Fowler's speculations on the Trinity belong to the later period of his life, and may be traced to his desire to satisfy the objections of Firmin. In his ‘Twenty-eight Propositions’ he to some extent anticipated Clarke, attempting, with the aid of patristic authority, to strike a line between the errors of Arianism and the later developments of dogmatic orthodoxy. His patristic learning was not deep; and the Socinians, who felt themselves challenged, admitted his reasonableness, but thought his argument halted. He attended Firmin on his deathbed, receiving from him a confession of faith which he accepted as adequate. Fowler had little tincture of the platonism characteristic of the Cambridge men whom he admired. He kept up a correspondence with Henry More, supplying him between 1678 and 1681 with ghost stories, as the empirical basis of a spiritual philosophy. From More he borrowed a doctrine of the pre-existence of our Lord's human soul, urging it with some vehemence in a special ‘Discourse’ (1706). The opinion was ‘examined’ by William Sherlock, ‘vindicated’ by Thomas Emlyn [q. v.], and espoused at a later date by Watts and Doddridge.
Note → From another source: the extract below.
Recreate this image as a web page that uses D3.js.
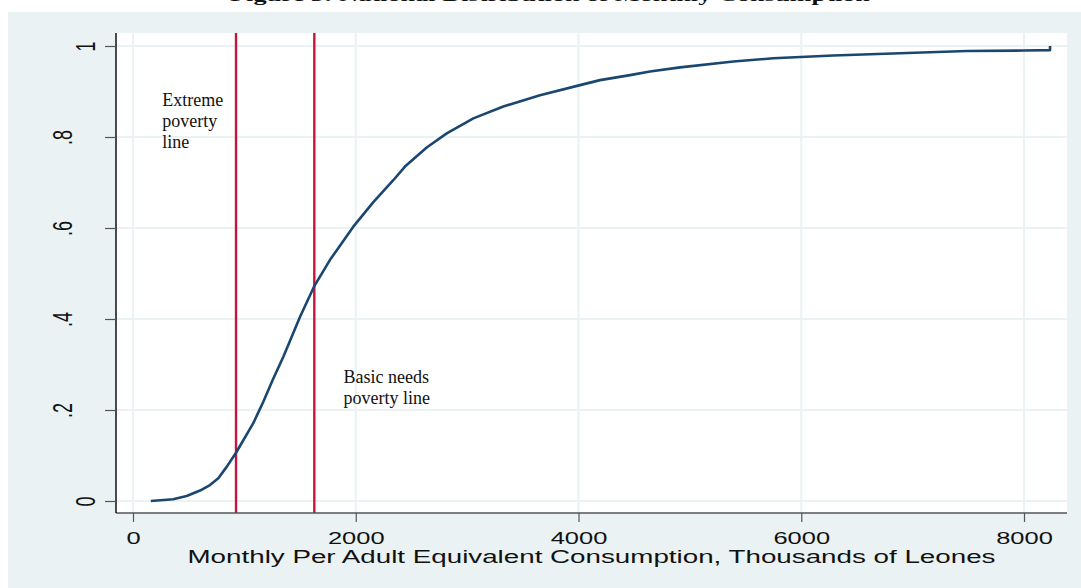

Fowler survived Frampton over six years, dying at Chelsea on 26 Aug. 1714. He was buried in the churchyard of Hendon, Middlesex; in 1717 his remains were removed to a vault in the same churchyard; a monument to his memory is erected in the chancel of the church. He married, first, Ann (d. 19 Dec. 1696), daughter of Arthur Barnardiston, master in chancery; and secondly, Elizabeth (d. 2 April 1732), daughter of Ralph Trevor, a London merchant, and widow of Hezekiah Burton, D.D. [q. v.] By his first wife he had three sons and five daughters, of whom Edward and Richard and three daughters survived him.